What you have to do — Exactly the lines from the start of the data below through the line that contains "const yTicks = [320, 340, 360, 380, 400, 420, 440];" are to be copied, with pictures left out.

------------------------------------

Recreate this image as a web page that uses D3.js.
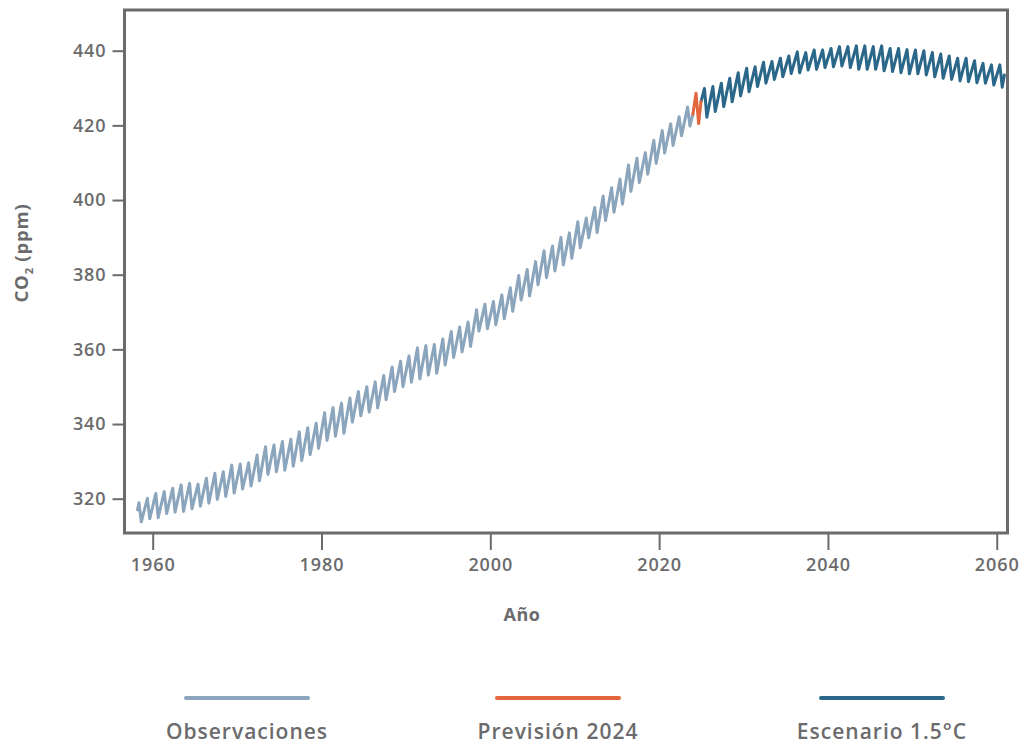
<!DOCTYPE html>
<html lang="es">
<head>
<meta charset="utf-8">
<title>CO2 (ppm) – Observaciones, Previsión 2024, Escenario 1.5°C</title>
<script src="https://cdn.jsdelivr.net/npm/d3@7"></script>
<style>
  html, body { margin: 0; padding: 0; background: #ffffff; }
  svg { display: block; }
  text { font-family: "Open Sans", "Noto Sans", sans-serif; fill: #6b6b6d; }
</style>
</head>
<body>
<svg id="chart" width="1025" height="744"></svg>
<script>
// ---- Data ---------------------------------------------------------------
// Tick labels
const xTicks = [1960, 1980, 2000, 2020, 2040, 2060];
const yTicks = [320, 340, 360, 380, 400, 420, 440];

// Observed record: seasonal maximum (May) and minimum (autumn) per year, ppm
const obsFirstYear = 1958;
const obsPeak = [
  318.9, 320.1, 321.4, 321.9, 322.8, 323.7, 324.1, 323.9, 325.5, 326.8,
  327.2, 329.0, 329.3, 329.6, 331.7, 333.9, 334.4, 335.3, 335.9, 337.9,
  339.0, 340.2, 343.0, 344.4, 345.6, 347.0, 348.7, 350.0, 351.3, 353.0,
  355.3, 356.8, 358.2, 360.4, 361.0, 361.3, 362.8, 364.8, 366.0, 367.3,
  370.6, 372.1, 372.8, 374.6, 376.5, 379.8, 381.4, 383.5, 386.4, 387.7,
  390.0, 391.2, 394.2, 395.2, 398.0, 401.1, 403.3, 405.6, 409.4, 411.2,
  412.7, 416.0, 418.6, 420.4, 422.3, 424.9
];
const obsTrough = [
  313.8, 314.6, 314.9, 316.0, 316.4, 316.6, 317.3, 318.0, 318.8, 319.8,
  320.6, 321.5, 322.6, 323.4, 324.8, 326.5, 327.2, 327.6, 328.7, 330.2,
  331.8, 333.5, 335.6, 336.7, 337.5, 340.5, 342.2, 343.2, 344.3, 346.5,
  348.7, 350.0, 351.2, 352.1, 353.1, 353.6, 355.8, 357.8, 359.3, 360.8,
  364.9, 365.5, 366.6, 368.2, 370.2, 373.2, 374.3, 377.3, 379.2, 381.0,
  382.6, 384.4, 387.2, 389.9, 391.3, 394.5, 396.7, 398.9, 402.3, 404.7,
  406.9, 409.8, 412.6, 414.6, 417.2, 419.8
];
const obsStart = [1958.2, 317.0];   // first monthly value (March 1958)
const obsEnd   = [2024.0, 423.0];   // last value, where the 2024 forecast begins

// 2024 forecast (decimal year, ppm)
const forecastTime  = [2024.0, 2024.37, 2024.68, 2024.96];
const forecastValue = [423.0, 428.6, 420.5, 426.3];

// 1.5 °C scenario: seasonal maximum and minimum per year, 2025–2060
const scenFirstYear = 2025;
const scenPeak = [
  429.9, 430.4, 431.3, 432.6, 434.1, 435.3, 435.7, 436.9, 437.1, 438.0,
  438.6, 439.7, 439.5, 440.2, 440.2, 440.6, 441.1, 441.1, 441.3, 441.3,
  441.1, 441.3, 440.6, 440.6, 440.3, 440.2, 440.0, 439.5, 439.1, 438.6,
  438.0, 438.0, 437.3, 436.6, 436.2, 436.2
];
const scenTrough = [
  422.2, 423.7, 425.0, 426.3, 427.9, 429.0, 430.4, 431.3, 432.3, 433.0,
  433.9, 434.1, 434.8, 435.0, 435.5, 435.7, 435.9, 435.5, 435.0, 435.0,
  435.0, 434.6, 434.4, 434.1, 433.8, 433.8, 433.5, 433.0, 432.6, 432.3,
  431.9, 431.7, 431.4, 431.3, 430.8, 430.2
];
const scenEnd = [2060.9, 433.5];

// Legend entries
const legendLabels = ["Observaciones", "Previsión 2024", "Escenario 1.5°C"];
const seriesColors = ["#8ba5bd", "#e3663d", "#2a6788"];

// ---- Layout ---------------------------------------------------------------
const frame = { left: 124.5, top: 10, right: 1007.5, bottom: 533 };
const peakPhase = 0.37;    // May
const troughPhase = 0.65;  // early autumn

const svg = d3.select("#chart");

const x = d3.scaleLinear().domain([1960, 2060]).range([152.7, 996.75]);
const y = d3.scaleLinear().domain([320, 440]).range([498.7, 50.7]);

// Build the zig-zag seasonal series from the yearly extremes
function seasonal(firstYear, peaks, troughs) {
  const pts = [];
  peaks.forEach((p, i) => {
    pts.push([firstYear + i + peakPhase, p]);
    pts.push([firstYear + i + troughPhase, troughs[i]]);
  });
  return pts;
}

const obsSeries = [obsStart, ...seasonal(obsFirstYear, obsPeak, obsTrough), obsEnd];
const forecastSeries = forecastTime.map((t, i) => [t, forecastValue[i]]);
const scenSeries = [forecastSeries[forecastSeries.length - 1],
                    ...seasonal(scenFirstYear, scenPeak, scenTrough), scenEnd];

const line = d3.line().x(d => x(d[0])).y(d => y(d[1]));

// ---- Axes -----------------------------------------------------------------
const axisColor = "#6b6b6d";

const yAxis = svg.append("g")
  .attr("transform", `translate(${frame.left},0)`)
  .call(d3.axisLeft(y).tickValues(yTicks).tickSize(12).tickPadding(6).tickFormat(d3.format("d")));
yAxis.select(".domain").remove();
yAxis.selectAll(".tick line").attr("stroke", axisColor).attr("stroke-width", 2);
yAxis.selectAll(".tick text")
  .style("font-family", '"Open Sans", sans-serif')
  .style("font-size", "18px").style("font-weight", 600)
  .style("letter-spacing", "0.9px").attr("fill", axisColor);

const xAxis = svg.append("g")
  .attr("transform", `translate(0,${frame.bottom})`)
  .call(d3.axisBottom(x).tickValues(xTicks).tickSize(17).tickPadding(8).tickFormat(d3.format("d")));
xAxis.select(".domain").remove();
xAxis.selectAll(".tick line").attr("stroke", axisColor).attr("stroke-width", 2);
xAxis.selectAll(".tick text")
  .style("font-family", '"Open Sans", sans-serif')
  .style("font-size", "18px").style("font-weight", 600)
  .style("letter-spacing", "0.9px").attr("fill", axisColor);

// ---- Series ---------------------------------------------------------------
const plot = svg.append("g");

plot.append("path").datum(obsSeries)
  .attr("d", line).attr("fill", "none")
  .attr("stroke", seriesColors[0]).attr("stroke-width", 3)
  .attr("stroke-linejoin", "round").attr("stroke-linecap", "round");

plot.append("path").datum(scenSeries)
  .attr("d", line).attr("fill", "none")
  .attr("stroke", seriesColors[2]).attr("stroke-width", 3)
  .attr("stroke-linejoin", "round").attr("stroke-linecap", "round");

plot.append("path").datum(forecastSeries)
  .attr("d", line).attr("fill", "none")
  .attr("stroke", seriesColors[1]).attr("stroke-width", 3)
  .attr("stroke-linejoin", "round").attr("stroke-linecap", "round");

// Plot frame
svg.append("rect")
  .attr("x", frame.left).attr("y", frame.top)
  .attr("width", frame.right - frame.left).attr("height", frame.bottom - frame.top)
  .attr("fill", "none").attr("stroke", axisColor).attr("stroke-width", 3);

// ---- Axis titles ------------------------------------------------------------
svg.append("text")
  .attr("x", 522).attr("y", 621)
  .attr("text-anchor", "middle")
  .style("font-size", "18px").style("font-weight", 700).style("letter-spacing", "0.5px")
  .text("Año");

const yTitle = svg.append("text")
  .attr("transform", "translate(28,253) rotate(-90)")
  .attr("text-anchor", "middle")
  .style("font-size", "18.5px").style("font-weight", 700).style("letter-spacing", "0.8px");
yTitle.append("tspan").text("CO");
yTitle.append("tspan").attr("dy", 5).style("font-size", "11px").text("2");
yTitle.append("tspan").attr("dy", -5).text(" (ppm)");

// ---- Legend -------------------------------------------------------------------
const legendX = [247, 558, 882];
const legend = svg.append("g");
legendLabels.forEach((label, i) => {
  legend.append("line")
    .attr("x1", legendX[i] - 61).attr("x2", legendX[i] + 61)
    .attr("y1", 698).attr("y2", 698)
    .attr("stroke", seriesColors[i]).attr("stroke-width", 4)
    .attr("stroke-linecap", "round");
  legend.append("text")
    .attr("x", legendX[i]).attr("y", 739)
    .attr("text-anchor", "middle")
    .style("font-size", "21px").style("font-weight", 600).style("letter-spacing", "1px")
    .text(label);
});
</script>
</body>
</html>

------------------------------------

Exercise solution —
Recreate this image as a web page that uses D3.js.
<!DOCTYPE html>
<html lang="es">
<head>
<meta charset="utf-8">
<title>CO2 (ppm) – Observaciones, Previsión 2024, Escenario 1.5°C</title>
<script src="https://cdn.jsdelivr.net/npm/d3@7"></script>
<style>
  html, body { margin: 0; padding: 0; background: #ffffff; }
  svg { display: block; }
  text { font-family: "Open Sans", "Noto Sans", sans-serif; fill: #6b6b6d; }
</style>
</head>
<body>
<svg id="chart" width="1025" height="744"></svg>
<script>
// ---- Data ---------------------------------------------------------------
// Tick labels
const xTicks = [1960, 1980, 2000, 2020, 2040, 2060];
const yTicks = [320, 340, 360, 380, 400, 420, 440];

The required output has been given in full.